= The task =
Give the listing again exactly, omitting its images.

= Given material =
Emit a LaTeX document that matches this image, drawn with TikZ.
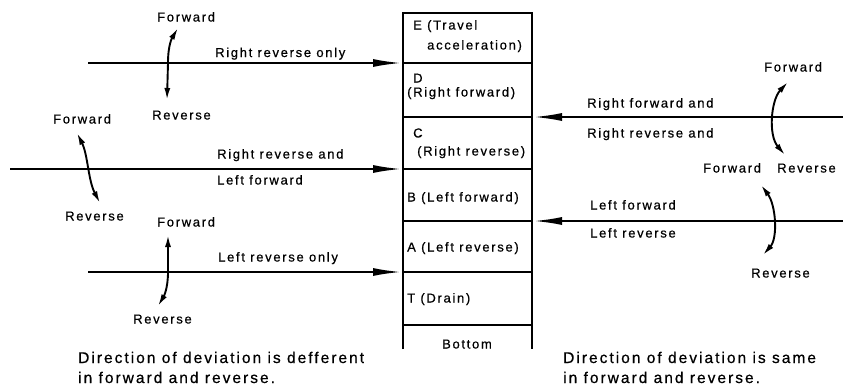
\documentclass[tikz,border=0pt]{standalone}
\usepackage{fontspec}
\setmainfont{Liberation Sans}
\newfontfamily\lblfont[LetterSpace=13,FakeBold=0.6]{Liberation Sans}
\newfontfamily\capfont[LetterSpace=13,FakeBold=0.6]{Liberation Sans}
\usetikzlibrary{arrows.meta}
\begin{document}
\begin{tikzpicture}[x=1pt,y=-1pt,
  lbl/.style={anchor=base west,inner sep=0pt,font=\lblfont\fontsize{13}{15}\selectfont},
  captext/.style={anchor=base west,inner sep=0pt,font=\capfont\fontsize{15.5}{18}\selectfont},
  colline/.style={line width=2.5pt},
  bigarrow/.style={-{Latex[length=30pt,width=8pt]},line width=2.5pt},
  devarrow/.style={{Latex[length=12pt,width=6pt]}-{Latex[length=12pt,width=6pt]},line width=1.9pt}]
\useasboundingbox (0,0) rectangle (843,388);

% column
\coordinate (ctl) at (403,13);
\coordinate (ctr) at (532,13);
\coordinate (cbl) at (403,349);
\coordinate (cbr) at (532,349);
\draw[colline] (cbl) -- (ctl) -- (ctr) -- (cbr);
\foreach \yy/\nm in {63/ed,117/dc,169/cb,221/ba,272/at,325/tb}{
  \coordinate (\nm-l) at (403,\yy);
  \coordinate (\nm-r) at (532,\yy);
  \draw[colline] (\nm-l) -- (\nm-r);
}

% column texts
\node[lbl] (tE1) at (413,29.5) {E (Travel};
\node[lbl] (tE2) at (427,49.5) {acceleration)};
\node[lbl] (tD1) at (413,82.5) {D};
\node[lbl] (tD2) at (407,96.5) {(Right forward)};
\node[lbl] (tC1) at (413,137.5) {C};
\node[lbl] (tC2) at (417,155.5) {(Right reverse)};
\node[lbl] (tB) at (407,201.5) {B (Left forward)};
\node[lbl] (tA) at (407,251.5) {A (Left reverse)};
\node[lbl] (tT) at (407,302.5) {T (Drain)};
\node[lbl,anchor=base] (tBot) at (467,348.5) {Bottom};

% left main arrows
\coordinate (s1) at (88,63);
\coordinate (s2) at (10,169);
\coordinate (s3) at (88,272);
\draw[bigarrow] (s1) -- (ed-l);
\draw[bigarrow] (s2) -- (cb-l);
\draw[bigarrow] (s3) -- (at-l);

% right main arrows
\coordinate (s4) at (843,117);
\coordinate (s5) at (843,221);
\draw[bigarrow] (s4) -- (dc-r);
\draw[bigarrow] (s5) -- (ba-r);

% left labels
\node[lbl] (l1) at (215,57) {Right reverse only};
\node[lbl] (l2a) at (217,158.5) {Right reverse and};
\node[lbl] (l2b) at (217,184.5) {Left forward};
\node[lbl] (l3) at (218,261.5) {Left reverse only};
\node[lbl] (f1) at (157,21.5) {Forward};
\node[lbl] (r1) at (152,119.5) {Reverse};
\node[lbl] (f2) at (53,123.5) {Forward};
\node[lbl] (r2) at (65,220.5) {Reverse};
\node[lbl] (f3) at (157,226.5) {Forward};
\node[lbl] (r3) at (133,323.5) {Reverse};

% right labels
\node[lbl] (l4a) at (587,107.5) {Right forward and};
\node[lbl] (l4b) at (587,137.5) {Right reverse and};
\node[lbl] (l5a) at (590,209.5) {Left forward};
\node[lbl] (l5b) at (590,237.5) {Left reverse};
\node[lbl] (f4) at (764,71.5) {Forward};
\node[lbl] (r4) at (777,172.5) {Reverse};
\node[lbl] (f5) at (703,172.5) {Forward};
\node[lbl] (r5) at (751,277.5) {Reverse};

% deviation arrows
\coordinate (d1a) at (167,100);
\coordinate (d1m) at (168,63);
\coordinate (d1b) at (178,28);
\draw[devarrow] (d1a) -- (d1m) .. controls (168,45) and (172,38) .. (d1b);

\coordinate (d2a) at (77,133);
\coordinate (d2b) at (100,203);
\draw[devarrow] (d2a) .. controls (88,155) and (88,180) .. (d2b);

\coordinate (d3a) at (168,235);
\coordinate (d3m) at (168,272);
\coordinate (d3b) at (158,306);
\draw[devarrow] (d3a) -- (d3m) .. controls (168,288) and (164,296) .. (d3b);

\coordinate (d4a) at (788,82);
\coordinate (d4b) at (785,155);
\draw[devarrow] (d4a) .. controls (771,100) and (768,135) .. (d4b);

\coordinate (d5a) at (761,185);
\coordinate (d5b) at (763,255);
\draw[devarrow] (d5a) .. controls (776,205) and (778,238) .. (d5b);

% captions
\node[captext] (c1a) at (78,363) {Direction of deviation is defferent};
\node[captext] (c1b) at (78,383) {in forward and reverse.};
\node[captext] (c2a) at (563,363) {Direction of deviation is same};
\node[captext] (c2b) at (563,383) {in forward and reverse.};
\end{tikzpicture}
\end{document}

= Task output =
Emit a LaTeX document that matches this image, drawn with TikZ.
\documentclass[tikz,border=0pt]{standalone}
\usepackage{fontspec}
\setmainfont{Liberation Sans}
\newfontfamily\lblfont[LetterSpace=13,FakeBold=0.6]{Liberation Sans}
\newfontfamily\capfont[LetterSpace=13,FakeBold=0.6]{Liberation Sans}
\usetikzlibrary{arrows.meta}
\begin{document}
\begin{tikzpicture}[x=1pt,y=-1pt,
  lbl/.style={anchor=base west,inner sep=0pt,font=\lblfont\fontsize{13}{15}\selectfont},
  captext/.style={anchor=base west,inner sep=0pt,font=\capfont\fontsize{15.5}{18}\selectfont},
  colline/.style={line width=2.5pt},
  bigarrow/.style={-{Latex[length=30pt,width=8pt]},line width=2.5pt},
  devarrow/.style={{Latex[length=12pt,width=6pt]}-{Latex[length=12pt,width=6pt]},line width=1.9pt}]
\useasboundingbox (0,0) rectangle (843,388);

% column
\coordinate (ctl) at (403,13);
\coordinate (ctr) at (532,13);
\coordinate (cbl) at (403,349);
\coordinate (cbr) at (532,349);
\draw[colline] (cbl) -- (ctl) -- (ctr) -- (cbr);
\foreach \yy/\nm in {63/ed,117/dc,169/cb,221/ba,272/at,325/tb}{
  \coordinate (\nm-l) at (403,\yy);
  \coordinate (\nm-r) at (532,\yy);
  \draw[colline] (\nm-l) -- (\nm-r);
}

% column texts
\node[lbl] (tE1) at (413,29.5) {E (Travel};
\node[lbl] (tE2) at (427,49.5) {acceleration)};
\node[lbl] (tD1) at (413,82.5) {D};
\node[lbl] (tD2) at (407,96.5) {(Right forward)};
\node[lbl] (tC1) at (413,137.5) {C};
\node[lbl] (tC2) at (417,155.5) {(Right reverse)};
\node[lbl] (tB) at (407,201.5) {B (Left forward)};
\node[lbl] (tA) at (407,251.5) {A (Left reverse)};
\node[lbl] (tT) at (407,302.5) {T (Drain)};
\node[lbl,anchor=base] (tBot) at (467,348.5) {Bottom};

% left main arrows
\coordinate (s1) at (88,63);
\coordinate (s2) at (10,169);
\coordinate (s3) at (88,272);
\draw[bigarrow] (s1) -- (ed-l);
\draw[bigarrow] (s2) -- (cb-l);
\draw[bigarrow] (s3) -- (at-l);

% right main arrows
\coordinate (s4) at (843,117);
\coordinate (s5) at (843,221);
\draw[bigarrow] (s4) -- (dc-r);
\draw[bigarrow] (s5) -- (ba-r);

% left labels
\node[lbl] (l1) at (215,57) {Right reverse only};
\node[lbl] (l2a) at (217,158.5) {Right reverse and};
\node[lbl] (l2b) at (217,184.5) {Left forward};
\node[lbl] (l3) at (218,261.5) {Left reverse only};
\node[lbl] (f1) at (157,21.5) {Forward};
\node[lbl] (r1) at (152,119.5) {Reverse};
\node[lbl] (f2) at (53,123.5) {Forward};
\node[lbl] (r2) at (65,220.5) {Reverse};
\node[lbl] (f3) at (157,226.5) {Forward};
\node[lbl] (r3) at (133,323.5) {Reverse};

% right labels
\node[lbl] (l4a) at (587,107.5) {Right forward and};
\node[lbl] (l4b) at (587,137.5) {Right reverse and};
\node[lbl] (l5a) at (590,209.5) {Left forward};
\node[lbl] (l5b) at (590,237.5) {Left reverse};
\node[lbl] (f4) at (764,71.5) {Forward};
\node[lbl] (r4) at (777,172.5) {Reverse};
\node[lbl] (f5) at (703,172.5) {Forward};
\node[lbl] (r5) at (751,277.5) {Reverse};

% deviation arrows
\coordinate (d1a) at (167,100);
\coordinate (d1m) at (168,63);
\coordinate (d1b) at (178,28);
\draw[devarrow] (d1a) -- (d1m) .. controls (168,45) and (172,38) .. (d1b);

\coordinate (d2a) at (77,133);
\coordinate (d2b) at (100,203);
\draw[devarrow] (d2a) .. controls (88,155) and (88,180) .. (d2b);

\coordinate (d3a) at (168,235);
\coordinate (d3m) at (168,272);
\coordinate (d3b) at (158,306);
\draw[devarrow] (d3a) -- (d3m) .. controls (168,288) and (164,296) .. (d3b);

\coordinate (d4a) at (788,82);
\coordinate (d4b) at (785,155);
\draw[devarrow] (d4a) .. controls (771,100) and (768,135) .. (d4b);

\coordinate (d5a) at (761,185);
\coordinate (d5b) at (763,255);
\draw[devarrow] (d5a) .. controls (776,205) and (778,238) .. (d5b);

% captions
\node[captext] (c1a) at (78,363) {Direction of deviation is defferent};
\node[captext] (c1b) at (78,383) {in forward and reverse.};
\node[captext] (c2a) at (563,363) {Direction of deviation is same};
\node[captext] (c2b) at (563,383) {in forward and reverse.};
\end{tikzpicture}
\end{document}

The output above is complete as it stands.